Dataset excerpt:
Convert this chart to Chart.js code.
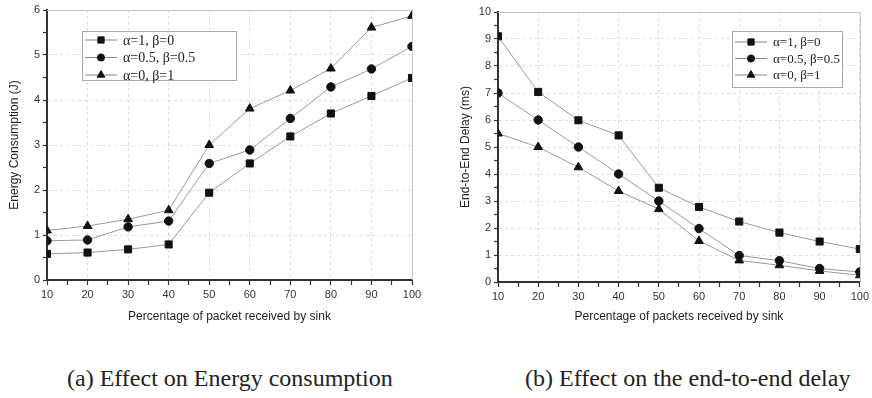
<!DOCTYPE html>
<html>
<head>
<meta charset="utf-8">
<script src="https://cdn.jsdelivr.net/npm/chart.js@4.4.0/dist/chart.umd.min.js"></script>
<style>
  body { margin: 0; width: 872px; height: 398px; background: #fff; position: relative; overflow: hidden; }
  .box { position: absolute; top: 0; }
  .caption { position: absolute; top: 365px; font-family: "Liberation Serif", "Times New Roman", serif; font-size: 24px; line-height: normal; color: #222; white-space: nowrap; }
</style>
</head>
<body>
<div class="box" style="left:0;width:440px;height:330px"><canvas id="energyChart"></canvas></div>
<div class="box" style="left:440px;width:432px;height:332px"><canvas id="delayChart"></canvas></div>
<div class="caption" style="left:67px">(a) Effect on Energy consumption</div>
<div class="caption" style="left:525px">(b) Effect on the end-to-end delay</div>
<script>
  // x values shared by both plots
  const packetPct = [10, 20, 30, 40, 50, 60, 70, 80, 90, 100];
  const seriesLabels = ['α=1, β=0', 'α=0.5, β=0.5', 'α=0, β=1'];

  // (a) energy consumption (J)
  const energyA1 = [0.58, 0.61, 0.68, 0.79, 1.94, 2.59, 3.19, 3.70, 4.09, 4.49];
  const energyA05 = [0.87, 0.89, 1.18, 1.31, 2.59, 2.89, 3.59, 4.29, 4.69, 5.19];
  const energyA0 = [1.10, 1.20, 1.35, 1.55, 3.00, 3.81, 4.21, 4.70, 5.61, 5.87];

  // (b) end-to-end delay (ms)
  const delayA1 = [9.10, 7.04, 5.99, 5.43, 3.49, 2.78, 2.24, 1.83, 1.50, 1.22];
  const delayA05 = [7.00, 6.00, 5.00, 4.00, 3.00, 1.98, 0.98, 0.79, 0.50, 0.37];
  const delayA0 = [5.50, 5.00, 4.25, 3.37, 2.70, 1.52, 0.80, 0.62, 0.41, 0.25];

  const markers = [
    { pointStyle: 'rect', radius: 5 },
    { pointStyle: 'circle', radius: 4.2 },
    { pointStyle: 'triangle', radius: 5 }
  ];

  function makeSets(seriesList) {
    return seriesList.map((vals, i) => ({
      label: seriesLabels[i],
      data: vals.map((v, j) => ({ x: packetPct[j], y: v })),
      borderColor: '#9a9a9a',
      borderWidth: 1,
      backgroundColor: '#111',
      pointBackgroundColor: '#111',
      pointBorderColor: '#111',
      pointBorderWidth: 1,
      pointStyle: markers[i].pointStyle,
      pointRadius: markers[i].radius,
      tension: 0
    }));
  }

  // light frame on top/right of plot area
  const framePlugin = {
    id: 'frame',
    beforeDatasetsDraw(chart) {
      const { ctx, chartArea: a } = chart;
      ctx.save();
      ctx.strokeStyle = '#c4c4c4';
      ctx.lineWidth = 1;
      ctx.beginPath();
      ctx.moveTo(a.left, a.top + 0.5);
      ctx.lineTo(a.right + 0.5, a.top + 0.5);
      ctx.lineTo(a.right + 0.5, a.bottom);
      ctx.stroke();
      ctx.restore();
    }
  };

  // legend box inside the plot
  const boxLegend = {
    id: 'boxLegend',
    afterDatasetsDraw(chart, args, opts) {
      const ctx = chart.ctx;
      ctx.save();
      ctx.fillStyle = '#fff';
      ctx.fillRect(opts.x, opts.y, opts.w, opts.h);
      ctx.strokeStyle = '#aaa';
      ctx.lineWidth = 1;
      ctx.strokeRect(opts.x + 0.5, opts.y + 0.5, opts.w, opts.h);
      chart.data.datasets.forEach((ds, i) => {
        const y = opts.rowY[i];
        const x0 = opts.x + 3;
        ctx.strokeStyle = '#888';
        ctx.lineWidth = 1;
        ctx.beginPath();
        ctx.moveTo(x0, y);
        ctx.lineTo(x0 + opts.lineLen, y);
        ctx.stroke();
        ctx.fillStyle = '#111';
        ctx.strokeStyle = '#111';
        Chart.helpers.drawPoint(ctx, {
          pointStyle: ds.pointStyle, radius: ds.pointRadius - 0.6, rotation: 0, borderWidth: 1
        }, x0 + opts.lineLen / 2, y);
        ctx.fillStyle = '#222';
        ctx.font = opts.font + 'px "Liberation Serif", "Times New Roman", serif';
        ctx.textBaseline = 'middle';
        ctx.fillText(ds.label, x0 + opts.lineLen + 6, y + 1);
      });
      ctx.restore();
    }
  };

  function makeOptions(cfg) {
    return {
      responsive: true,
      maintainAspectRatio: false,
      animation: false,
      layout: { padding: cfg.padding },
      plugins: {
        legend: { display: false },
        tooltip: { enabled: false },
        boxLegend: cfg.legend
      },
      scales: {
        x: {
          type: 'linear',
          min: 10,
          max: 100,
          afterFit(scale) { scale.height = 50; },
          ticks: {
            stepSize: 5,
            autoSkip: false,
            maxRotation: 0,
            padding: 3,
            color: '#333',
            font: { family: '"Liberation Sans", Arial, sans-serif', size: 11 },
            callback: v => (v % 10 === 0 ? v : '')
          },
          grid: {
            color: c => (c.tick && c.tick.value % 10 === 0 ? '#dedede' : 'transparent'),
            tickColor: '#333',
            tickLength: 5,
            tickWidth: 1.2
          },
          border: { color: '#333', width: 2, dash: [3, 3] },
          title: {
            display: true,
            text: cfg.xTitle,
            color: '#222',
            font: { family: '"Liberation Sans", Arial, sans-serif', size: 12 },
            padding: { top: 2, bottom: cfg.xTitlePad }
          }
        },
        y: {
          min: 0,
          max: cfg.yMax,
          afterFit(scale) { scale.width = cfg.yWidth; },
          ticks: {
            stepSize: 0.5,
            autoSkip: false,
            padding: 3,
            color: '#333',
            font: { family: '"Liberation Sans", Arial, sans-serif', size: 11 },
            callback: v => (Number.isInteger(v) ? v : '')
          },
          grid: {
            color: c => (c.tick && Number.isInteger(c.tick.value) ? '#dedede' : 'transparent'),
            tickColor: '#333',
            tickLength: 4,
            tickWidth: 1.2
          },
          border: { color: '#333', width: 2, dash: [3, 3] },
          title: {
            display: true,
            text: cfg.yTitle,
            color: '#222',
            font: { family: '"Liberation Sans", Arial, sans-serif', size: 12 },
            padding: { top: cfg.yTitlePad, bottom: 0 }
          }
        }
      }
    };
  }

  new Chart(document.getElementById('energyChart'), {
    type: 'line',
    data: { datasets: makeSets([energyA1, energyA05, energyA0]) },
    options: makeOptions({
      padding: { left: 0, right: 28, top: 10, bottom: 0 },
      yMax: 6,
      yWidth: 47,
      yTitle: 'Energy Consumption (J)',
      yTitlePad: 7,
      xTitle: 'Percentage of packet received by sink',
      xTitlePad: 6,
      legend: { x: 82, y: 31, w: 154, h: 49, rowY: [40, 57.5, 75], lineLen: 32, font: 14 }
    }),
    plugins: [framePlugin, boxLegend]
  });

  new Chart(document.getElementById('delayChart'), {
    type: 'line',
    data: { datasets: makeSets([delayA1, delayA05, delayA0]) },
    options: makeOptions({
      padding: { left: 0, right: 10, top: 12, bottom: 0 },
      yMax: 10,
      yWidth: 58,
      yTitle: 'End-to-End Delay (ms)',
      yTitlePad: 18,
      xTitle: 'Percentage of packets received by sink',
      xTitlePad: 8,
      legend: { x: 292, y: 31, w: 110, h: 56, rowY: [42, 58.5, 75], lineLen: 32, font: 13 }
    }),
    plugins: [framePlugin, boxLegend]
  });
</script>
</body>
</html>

Exercise instructions: Write out the material above again, word for word, minus its pictures.

Reply:
Convert this chart to Chart.js code.
<!DOCTYPE html>
<html>
<head>
<meta charset="utf-8">
<script src="https://cdn.jsdelivr.net/npm/chart.js@4.4.0/dist/chart.umd.min.js"></script>
<style>
  body { margin: 0; width: 872px; height: 398px; background: #fff; position: relative; overflow: hidden; }
  .box { position: absolute; top: 0; }
  .caption { position: absolute; top: 365px; font-family: "Liberation Serif", "Times New Roman", serif; font-size: 24px; line-height: normal; color: #222; white-space: nowrap; }
</style>
</head>
<body>
<div class="box" style="left:0;width:440px;height:330px"><canvas id="energyChart"></canvas></div>
<div class="box" style="left:440px;width:432px;height:332px"><canvas id="delayChart"></canvas></div>
<div class="caption" style="left:67px">(a) Effect on Energy consumption</div>
<div class="caption" style="left:525px">(b) Effect on the end-to-end delay</div>
<script>
  // x values shared by both plots
  const packetPct = [10, 20, 30, 40, 50, 60, 70, 80, 90, 100];
  const seriesLabels = ['α=1, β=0', 'α=0.5, β=0.5', 'α=0, β=1'];

  // (a) energy consumption (J)
  const energyA1 = [0.58, 0.61, 0.68, 0.79, 1.94, 2.59, 3.19, 3.70, 4.09, 4.49];
  const energyA05 = [0.87, 0.89, 1.18, 1.31, 2.59, 2.89, 3.59, 4.29, 4.69, 5.19];
  const energyA0 = [1.10, 1.20, 1.35, 1.55, 3.00, 3.81, 4.21, 4.70, 5.61, 5.87];

  // (b) end-to-end delay (ms)
  const delayA1 = [9.10, 7.04, 5.99, 5.43, 3.49, 2.78, 2.24, 1.83, 1.50, 1.22];
  const delayA05 = [7.00, 6.00, 5.00, 4.00, 3.00, 1.98, 0.98, 0.79, 0.50, 0.37];
  const delayA0 = [5.50, 5.00, 4.25, 3.37, 2.70, 1.52, 0.80, 0.62, 0.41, 0.25];

  const markers = [
    { pointStyle: 'rect', radius: 5 },
    { pointStyle: 'circle', radius: 4.2 },
    { pointStyle: 'triangle', radius: 5 }
  ];

  function makeSets(seriesList) {
    return seriesList.map((vals, i) => ({
      label: seriesLabels[i],
      data: vals.map((v, j) => ({ x: packetPct[j], y: v })),
      borderColor: '#9a9a9a',
      borderWidth: 1,
      backgroundColor: '#111',
      pointBackgroundColor: '#111',
      pointBorderColor: '#111',
      pointBorderWidth: 1,
      pointStyle: markers[i].pointStyle,
      pointRadius: markers[i].radius,
      tension: 0
    }));
  }

  // light frame on top/right of plot area
  const framePlugin = {
    id: 'frame',
    beforeDatasetsDraw(chart) {
      const { ctx, chartArea: a } = chart;
      ctx.save();
      ctx.strokeStyle = '#c4c4c4';
      ctx.lineWidth = 1;
      ctx.beginPath();
      ctx.moveTo(a.left, a.top + 0.5);
      ctx.lineTo(a.right + 0.5, a.top + 0.5);
      ctx.lineTo(a.right + 0.5, a.bottom);
      ctx.stroke();
      ctx.restore();
    }
  };

  // legend box inside the plot
  const boxLegend = {
    id: 'boxLegend',
    afterDatasetsDraw(chart, args, opts) {
      const ctx = chart.ctx;
      ctx.save();
      ctx.fillStyle = '#fff';
      ctx.fillRect(opts.x, opts.y, opts.w, opts.h);
      ctx.strokeStyle = '#aaa';
      ctx.lineWidth = 1;
      ctx.strokeRect(opts.x + 0.5, opts.y + 0.5, opts.w, opts.h);
      chart.data.datasets.forEach((ds, i) => {
        const y = opts.rowY[i];
        const x0 = opts.x + 3;
        ctx.strokeStyle = '#888';
        ctx.lineWidth = 1;
        ctx.beginPath();
        ctx.moveTo(x0, y);
        ctx.lineTo(x0 + opts.lineLen, y);
        ctx.stroke();
        ctx.fillStyle = '#111';
        ctx.strokeStyle = '#111';
        Chart.helpers.drawPoint(ctx, {
          pointStyle: ds.pointStyle, radius: ds.pointRadius - 0.6, rotation: 0, borderWidth: 1
        }, x0 + opts.lineLen / 2, y);
        ctx.fillStyle = '#222';
        ctx.font = opts.font + 'px "Liberation Serif", "Times New Roman", serif';
        ctx.textBaseline = 'middle';
        ctx.fillText(ds.label, x0 + opts.lineLen + 6, y + 1);
      });
      ctx.restore();
    }
  };

  function makeOptions(cfg) {
    return {
      responsive: true,
      maintainAspectRatio: false,
      animation: false,
      layout: { padding: cfg.padding },
      plugins: {
        legend: { display: false },
        tooltip: { enabled: false },
        boxLegend: cfg.legend
      },
      scales: {
        x: {
          type: 'linear',
          min: 10,
          max: 100,
          afterFit(scale) { scale.height = 50; },
          ticks: {
            stepSize: 5,
            autoSkip: false,
            maxRotation: 0,
            padding: 3,
            color: '#333',
            font: { family: '"Liberation Sans", Arial, sans-serif', size: 11 },
            callback: v => (v % 10 === 0 ? v : '')
          },
          grid: {
            color: c => (c.tick && c.tick.value % 10 === 0 ? '#dedede' : 'transparent'),
            tickColor: '#333',
            tickLength: 5,
            tickWidth: 1.2
          },
          border: { color: '#333', width: 2, dash: [3, 3] },
          title: {
            display: true,
            text: cfg.xTitle,
            color: '#222',
            font: { family: '"Liberation Sans", Arial, sans-serif', size: 12 },
            padding: { top: 2, bottom: cfg.xTitlePad }
          }
        },
        y: {
          min: 0,
          max: cfg.yMax,
          afterFit(scale) { scale.width = cfg.yWidth; },
          ticks: {
            stepSize: 0.5,
            autoSkip: false,
            padding: 3,
            color: '#333',
            font: { family: '"Liberation Sans", Arial, sans-serif', size: 11 },
            callback: v => (Number.isInteger(v) ? v : '')
          },
          grid: {
            color: c => (c.tick && Number.isInteger(c.tick.value) ? '#dedede' : 'transparent'),
            tickColor: '#333',
            tickLength: 4,
            tickWidth: 1.2
          },
          border: { color: '#333', width: 2, dash: [3, 3] },
          title: {
            display: true,
            text: cfg.yTitle,
            color: '#222',
            font: { family: '"Liberation Sans", Arial, sans-serif', size: 12 },
            padding: { top: cfg.yTitlePad, bottom: 0 }
          }
        }
      }
    };
  }

  new Chart(document.getElementById('energyChart'), {
    type: 'line',
    data: { datasets: makeSets([energyA1, energyA05, energyA0]) },
    options: makeOptions({
      padding: { left: 0, right: 28, top: 10, bottom: 0 },
      yMax: 6,
      yWidth: 47,
      yTitle: 'Energy Consumption (J)',
      yTitlePad: 7,
      xTitle: 'Percentage of packet received by sink',
      xTitlePad: 6,
      legend: { x: 82, y: 31, w: 154, h: 49, rowY: [40, 57.5, 75], lineLen: 32, font: 14 }
    }),
    plugins: [framePlugin, boxLegend]
  });

  new Chart(document.getElementById('delayChart'), {
    type: 'line',
    data: { datasets: makeSets([delayA1, delayA05, delayA0]) },
    options: makeOptions({
      padding: { left: 0, right: 10, top: 12, bottom: 0 },
      yMax: 10,
      yWidth: 58,
      yTitle: 'End-to-End Delay (ms)',
      yTitlePad: 18,
      xTitle: 'Percentage of packets received by sink',
      xTitlePad: 8,
      legend: { x: 292, y: 31, w: 110, h: 56, rowY: [42, 58.5, 75], lineLen: 32, font: 13 }
    }),
    plugins: [framePlugin, boxLegend]
  });
</script>
</body>
</html>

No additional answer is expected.